If anyone’s reading who is pregnant or parenting, did/do you feel this way? Do you censor your blog to spare readers’ feelings? Do you feel you can be honest in this community?
Not only is one person’s lived experience her absolute truth; not only do one person’s rights end where another’s begin; on top of those things, something I know for sure is that privilege exists. And that is why safe spaces are needed.
The ALI community is a needed, loved, and vital safe space for people who can’t say things in the rest of the world. We are marginalized; we are “not normal;” we are “subverting God’s will,” or proving that “feminism has failed,” or “selfish,” or too stupid to know that we could “just adopt.” We need a place where we don’t always have to smile, where we don’t always have to start at the beginning, where no one will ask us when we’re going to have kids, where someone knows what we mean by “Anyone get a BFP 5dp5dt?” This is that place.
It’s been that place for the bloggers who got pregnant, who had babies, and some of whom no longer feel welcome. And that’s why I totally understand why PAIL is so attractive. Everyone deserves a safe space; for people who have come through this crucible, regular mommy blogs aren’t going to do it. And if this community is no longer functioning as a safe space for some bloggers, it makes sense that they would need a new place that can do that for them.
me, me, me
I have to confess that I don’t understand the self-censorship thing. I have only censored myself once on this blog, and after deleting the post I put it back up. This blog? My house. Your blog? Your house. And while I would love to have lots and lots of friends over, it’s more important to me to keep my house in the way I see fit than to try to change it in the hope of keeping or increasing readership. I guess it comes down to blogging goals, as Mel put so elegantly in one of her posts. I think we all have to know why we’re here.
I’m here because this (and I mean this community, not just my own corner of it) is my safe space. I can say here what I can’t say Out in the World. I have been fortunate to meet so many amazing, strong women. You inspire me on a daily basis. When I fall down you are there to catch me.
I know that many times I have taken more support from this community than I have given back, and I absolutely need to do better. I am socially awkward in real life so I suppose it’s not so strange that I’m the same way here — but really, I need to do better.

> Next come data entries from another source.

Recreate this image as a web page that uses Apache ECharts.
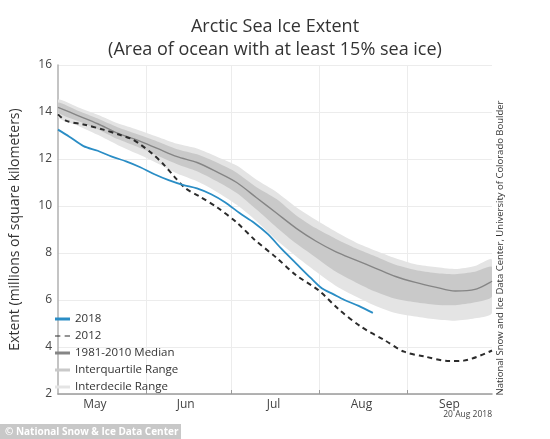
<!DOCTYPE html>
<html>
<head>
<meta charset="utf-8">
<script src="https://cdn.jsdelivr.net/npm/echarts@6/dist/echarts.min.js"></script>
<style>
html,body{margin:0;padding:0;background:#fff;}
#chart{width:550px;height:439px;}
</style>
</head>
<body>
<div id="chart"></div>
<script>
// ---- Data (day of year) ----
const bandDays = [121,128,135,142,149,156,163,170,177,184,191,198,205,212,219,226,233,240,247,254,261,268,274];
const median   = [14.2,13.85,13.5,13.1,12.8,12.45,12.1,11.85,11.45,11.0,10.35,9.7,9.05,8.5,8.05,7.7,7.35,7.0,6.75,6.55,6.38,6.45,6.8];
const iqLow    = [13.98,13.62,13.27,12.85,12.52,12.15,11.78,11.48,11.05,10.55,9.85,9.1,8.4,7.8,7.2,6.75,6.35,6.05,5.9,5.8,5.78,5.9,6.15];
const iqHigh   = [14.4,14.05,13.72,13.35,13.05,12.75,12.42,12.2,11.85,11.42,10.8,10.3,9.6,9.05,8.6,8.2,7.85,7.5,7.28,7.15,7.1,7.2,7.4];
const idLow    = [13.78,13.42,13.03,12.6,12.22,11.82,11.38,11.05,10.6,10.05,9.35,8.55,7.85,7.2,6.6,6.15,5.75,5.45,5.3,5.18,5.12,5.22,5.45];
const idHigh   = [14.52,14.2,13.88,13.52,13.25,12.95,12.65,12.45,12.1,11.72,11.12,10.6,9.95,9.4,8.9,8.45,8.1,7.78,7.52,7.4,7.32,7.45,7.72];

const days2018 = [121,125,130,135,140,145,150,155,160,165,170,175,180,185,190,195,200,205,210,214,218,222,227,232];
const ext2018  = [13.25,12.95,12.55,12.35,12.1,11.9,11.65,11.35,11.1,10.9,10.75,10.5,10.15,9.7,9.3,8.8,8.15,7.55,6.95,6.5,6.25,6.0,5.75,5.45];

const days2012 = [121,124,130,137,143,147,150,154,158,162,166,171,177,184,190,198,205,213,220,228,236,243,250,259,264,274];
const ext2012  = [13.9,13.62,13.47,13.25,13.02,12.85,12.62,12.25,11.8,11.25,10.75,10.4,9.95,9.3,8.6,7.8,7.05,6.4,5.6,4.85,4.3,3.8,3.6,3.4,3.42,3.85];

const monthStartDays = [152,182,213,244];
const monthLabelDays = [134,166,197,228,259];
const monthLabels    = ['May','Jun','Jul','Aug','Sep'];

const pairs = (xs, ys) => xs.map((x, i) => [x, ys[i]]);

const BLUE = '#2a8dc5', DARK = '#2b2b2b', MED = '#858585', IQC = '#c9c9c9', IDC = '#e4e4e4';
const FONT = 'Open Sans';

function bandSeries(name, lows, highs, color) {
  return {
    type: 'custom', name: name, silent: true, clip: true,
    data: [[bandDays[0], highs[0]]],
    itemStyle: {color: color},
    renderItem: function (params, api) {
      const top = bandDays.map((d, i) => api.coord([d, highs[i]]));
      const bot = bandDays.map((d, i) => api.coord([d, lows[i]])).reverse();
      return {
        type: 'polygon',
        shape: {points: top.concat(bot), smooth: 0.25},
        style: {fill: color, stroke: null}
      };
    }
  };
}

const chart = echarts.init(document.getElementById('chart'), null, {renderer: 'canvas'});

chart.setOption({
  backgroundColor: '#ffffff',
  animation: false,
  textStyle: {fontFamily: FONT},
  title: {
    text: 'Arctic Sea Ice Extent\n(Area of ocean with at least 15% sea ice)',
    left: 'center', top: 10,
    textStyle: {fontFamily: FONT, fontSize: 18, fontWeight: 'normal', color: '#333', lineHeight: 23}
  },
  grid: {left: 53, right: 58, top: 65, bottom: 45},
  xAxis: {
    type: 'value', min: 121, max: 274,
    axisLine: {show: true, lineStyle: {color: '#9a9a9a', width: 1.5}},
    axisTick: {show: true, inside: true, length: 4, customValues: monthStartDays, lineStyle: {color: '#9a9a9a'}},
    splitLine: {show: true, lineStyle: {color: '#ececec', width: 1}},
    axisLabel: {
      customValues: monthLabelDays, fontSize: 12, color: '#444', margin: 5, fontFamily: FONT,
      formatter: v => monthLabels[monthLabelDays.indexOf(v)] || ''
    }
  },
  yAxis: {
    type: 'value', min: 2, max: 16, interval: 2,
    name: 'Extent (millions of square kilometers)', nameLocation: 'middle', nameGap: 36,
    nameTextStyle: {fontSize: 14, color: '#333', fontFamily: FONT},
    axisLine: {show: true, lineStyle: {color: '#b0b0b0', width: 1.5}},
    axisTick: {show: false},
    splitLine: {show: true, lineStyle: {color: '#ececec', width: 1}},
    axisLabel: {fontSize: 12, color: '#444', margin: 6, fontFamily: FONT}
  },
  legend: {
    orient: 'vertical', left: 50, top: 308, itemWidth: 15, itemHeight: 3, itemGap: 5,
    textStyle: {fontSize: 11.5, color: '#333', fontFamily: FONT},
    selectedMode: false,
    data: [
      {name: '2018', icon: 'rect', itemStyle: {color: BLUE}},
      {name: '2012', icon: 'path://M0,0h5v1h-5zM9,0h5v1h-5z', itemStyle: {color: DARK}},
      {name: '1981-2010 Median', icon: 'rect', itemStyle: {color: MED}},
      {name: 'Interquartile Range', icon: 'rect', itemStyle: {color: IQC}},
      {name: 'Interdecile Range', icon: 'rect', itemStyle: {color: IDC}}
    ]
  },
  series: [
    bandSeries('Interdecile Range', idLow, idHigh, IDC),
    bandSeries('Interquartile Range', iqLow, iqHigh, IQC),
    {type: 'line', name: '1981-2010 Median', data: pairs(bandDays, median), smooth: 0.3, symbol: 'none',
      lineStyle: {color: MED, width: 1.4}, itemStyle: {color: MED}},
    {type: 'line', name: '2012', data: pairs(days2012, ext2012), smooth: 0.3, symbol: 'none',
      lineStyle: {color: DARK, width: 2, type: [5, 4]}, itemStyle: {color: DARK}},
    {type: 'line', name: '2018', data: pairs(days2018, ext2018), smooth: 0.3, symbol: 'none',
      lineStyle: {color: BLUE, width: 1.8}, itemStyle: {color: BLUE}}
  ],
  graphic: [
    {type: 'text', x: 500, y: 248, rotation: Math.PI / 2,
      style: {text: 'National Snow and Ice Data Center, University of Colorado Boulder', fontSize: 9.5, fontFamily: FONT,
        fill: '#333', align: 'center', verticalAlign: 'middle'}},
    {type: 'text', x: 492, y: 415,
      style: {text: '20 Aug 2018', fontSize: 8.5, fontFamily: FONT, fill: '#444', align: 'right', verticalAlign: 'middle'}},
    {type: 'rect', shape: {x: 0, y: 424, width: 181, height: 16}, style: {fill: '#c8c8c8'}},
    {type: 'text', x: 5, y: 432,
      style: {text: '© National Snow & Ice Data Center', fontSize: 10, fontWeight: 'bold', fontFamily: FONT,
        fill: '#ffffff', align: 'left', verticalAlign: 'middle'}}
  ]
});
</script>
</body>
</html>
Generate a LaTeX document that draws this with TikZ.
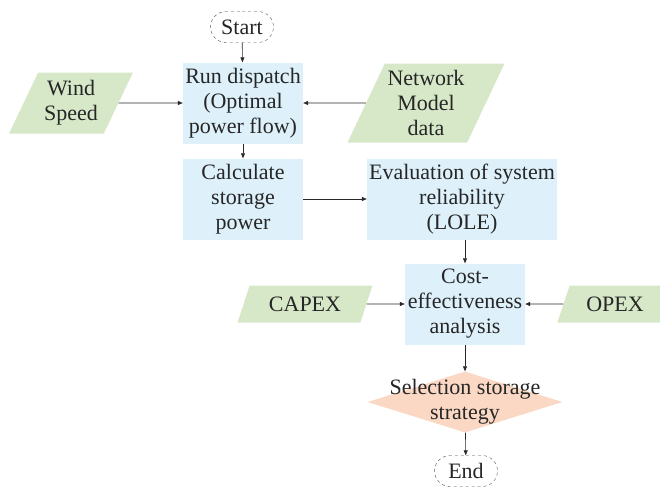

It breaks my heart to think that on the other side of those days when I’m just not up for seeing a baby update, there is an ALI blogger wondering where all of her readers have gone.
That being said, though, those bloggers with babies? They have done it. They have achieved what we’re all hoping for, and there is a sense for me in which forming a new community just for parents feels a little like climbing into the treehouse and then pulling the ladder up after them while the rest of us are still on the ground. That’s an ugly sentiment and I’m not proud of myself for feeling it, even for one minute. I have to respect these bloggers’ need for safe space just as much as my own, and as I said above if some people are not getting their needs met here they have every right to go elsewhere.
What this means for me is that I need to work harder to make sure the bloggers I care about, who inspire me and whose journeys are giving me hope, are appreciated and feel welcome here (small-here as in gingerandlime and big-here as in ALI), no matter what part of the mountain they’ve gotten to.
* It is also, of course, What Went Down at Elphaba’s blog (formerly Yolk, now Alice in Diaperland). But I experienced it at first through the Stirrup Queens posts, which is how it filters in my head, so that’s how I’m presenting it here. I don’t mean in any way to privilege Mel’s experience of the situation over Elphaba’s, but it would be disingenuous of me to present this as though I have a complete understanding of what went into creating PAIL.
** I’m not going to talk about the uglier things that were said, except to say that we are all starting from a place of profound pain. I hope that we can be gentle with ourselves and with others.